Dans notre société occidentale postmoderne, nous commençons – à peine et encore, pas partout ni toujours – à sortir d’une logique du "acheté-consommé-jeté". Pour les objets, sans doute, mais aussi pour les humains. Il y a les "rentables" (producteurs et consommateurs actifs) et les autres (sans emploi, trop vieux, pas assez formés, trop spécialisés, marginaux, travailleurs de secteurs "non essentiels", personnes handicapées…). Vous ne pouvez pas vous recycler? Alors, restez où vous êtes qu’on vous oublie. Quant à votre histoire, elle n’intéresse personne – sauf s’il s’agit d’une success story, une ode à la réussite. Vous avez connu des revers, des malheurs, des échecs? Pas bon sur le CV, ça. Quant à vos rides, Mesdames, faites preuve de bon sens et utilisez tout ce que le marché, dans son inépuisable attention, a concocté pour les faire disparaître ou du moins en atténuer la profondeur. Si l’on s’émeut devant un visage raviné, ce ne peut être que celui d’une femme mongole, burkinabé ou tadjik – et encore, dans une expo de photographie!
…un autre chemin
Et si le kintsugi nous indiquait un autre chemin? Déjà, bien évidemment, une floraison d’ouvrages s’appuient sur le mot pour proposer des méthodes afin de transformer ses failles en force, d’augmenter son pouvoir de résilience. Et sur Amazon, on peut même acheter des verres, des tasses ou des assiettes Kintsugi (le descriptif ne dit pas s’ils ont été cassés avant de recevoir des coulées d’on ne sait quoi, sans doute pas de l’or, mais tout de même de quoi justifier un prix plus que confortable…). Pathétique dérision d’un marché capable de reproduire une technique mais qui, d’en ignorer les racines spirituelles, est aussi ridicule que cette étudiante-guide touristique qui définissait un tabernacle comme la "boîte où les chrétiens enferment leur dieu". Il ne suffit pas d’utiliser la Lettre à Elise comme musique d’attente au téléphone pour être mélomane…

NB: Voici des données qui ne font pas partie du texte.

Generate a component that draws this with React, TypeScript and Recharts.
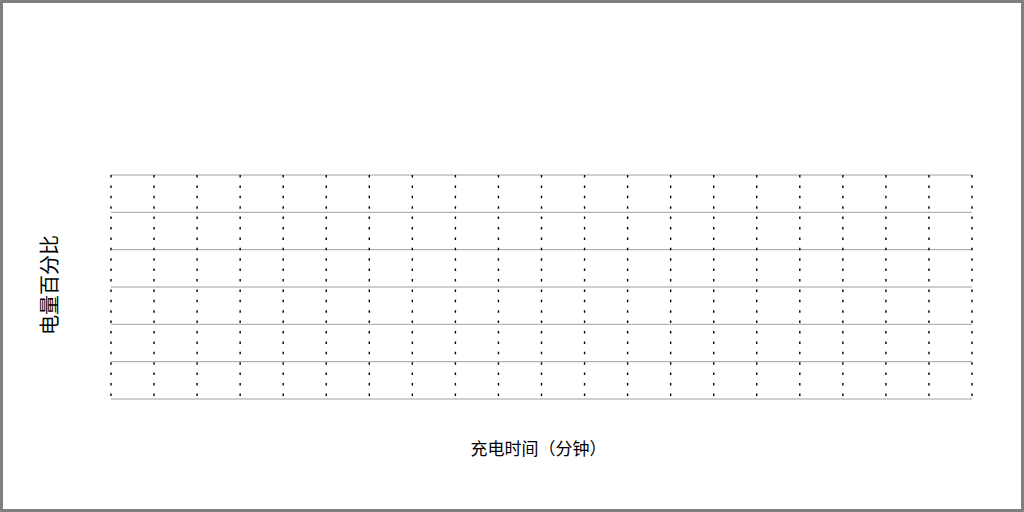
import React from 'react';
import { ComposedChart, XAxis, YAxis, CartesianGrid } from 'recharts';

// Charging time (minutes) tick values along the x axis
const timeTicks: number[] = [0, 5, 10, 15, 20, 25, 30, 35, 40, 45, 50, 55, 60, 65, 70, 75, 80, 85, 90, 95, 100];
// Battery percentage tick values along the y axis
const percentTicks: number[] = [0, 20, 40, 60, 80, 100, 120];

const xTitle = '充电时间（分钟）';
const yTitle = '电量百分比';

const chartData = timeTicks.map((t) => ({ time: t }));

const FONT = '"Noto Sans CJK SC", "Noto Sans", sans-serif';

const XTitle = (props: any) => {
  const vb = props.viewBox || {};
  const cx = vb.x + vb.width / 2 - 3;
  const cy = vb.y + 48;
  return (
    <text x={cx} y={cy} textAnchor="middle" dominantBaseline="central" fontSize={17} fontFamily={FONT} fill="#000">
      {xTitle}
    </text>
  );
};

const YTitle = (props: any) => {
  const vb = props.viewBox || {};
  const cx = 48;
  const cy = vb.y + vb.height / 2 - 2;
  return (
    <text
      x={cx}
      y={cy}
      textAnchor="middle"
      dominantBaseline="central"
      fontSize={20}
      fontFamily={FONT}
      fill="#000"
      transform={`rotate(-90, ${cx}, ${cy})`}
    >
      {yTitle}
    </text>
  );
};

const EmptyTick = () => <g />;

export default function App() {
  return (
    <div style={{ position: 'absolute', left: 0, top: 0, width: 1024, height: 512, background: '#fff' }}>
      <ComposedChart
        width={1024}
        height={512}
        data={chartData}
        margin={{ top: 175, right: 52, bottom: 0, left: 0 }}
      >
        <CartesianGrid horizontal={true} vertical={false} stroke="#a0a0a0" strokeWidth={1} />
        <CartesianGrid horizontal={false} vertical={true} stroke="#000" strokeWidth={1.4} strokeDasharray="2.5 7.9" />
        <XAxis
          dataKey="time"
          type="number"
          domain={[0, 100]}
          allowDataOverflow={true}
          ticks={timeTicks}
          interval={0}
          tick={EmptyTick}
          tickLine={false}
          axisLine={false}
          height={113}
          label={<XTitle />}
        />
        <YAxis
          type="number"
          domain={[0, 120]}
          allowDataOverflow={true}
          ticks={percentTicks}
          interval={0}
          tick={EmptyTick}
          tickLine={false}
          axisLine={false}
          width={111}
          label={<YTitle />}
        />
      </ComposedChart>
      <div
        style={{
          position: 'absolute',
          left: 0,
          top: 0,
          width: 1024,
          height: 512,
          border: '3px solid #808080',
          boxSizing: 'border-box',
          pointerEvents: 'none',
        }}
      />
    </div>
  );
}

L’art du kintsugi, c’est d’abord un regard. C’est considérer que rien, même pas l’objet apparemment banal, n’est extérieur à la vie. Et la vie, c’est une histoire, avec ses réussites mais aussi ses cassures qui nous laissent brisés. Chacune, chacun de nous porte au profond de soi des béances jamais comblées, des failles devenues cicatrices. Toutes sont, comme nos rides, constitutives de notre être singulier. Autant s’en souvenir: les bols réparés avec de l’or ne sont pas moins fragiles (la "force" supposée de la résilience est bien une idée dans l’air du temps!), simplement ils témoignent de ce que l’on peut encore vivre lorsqu’on a été cassé – et qui ne l’est, en une part de lui ou d’elle? Oser vivre avec et afficher sans honte ses fragilités, passées et présentes, c’est aussi et surtout honorer notre propre humanité, cesser de courir après des images fantasmées. C’est consentir à être. Pleinement.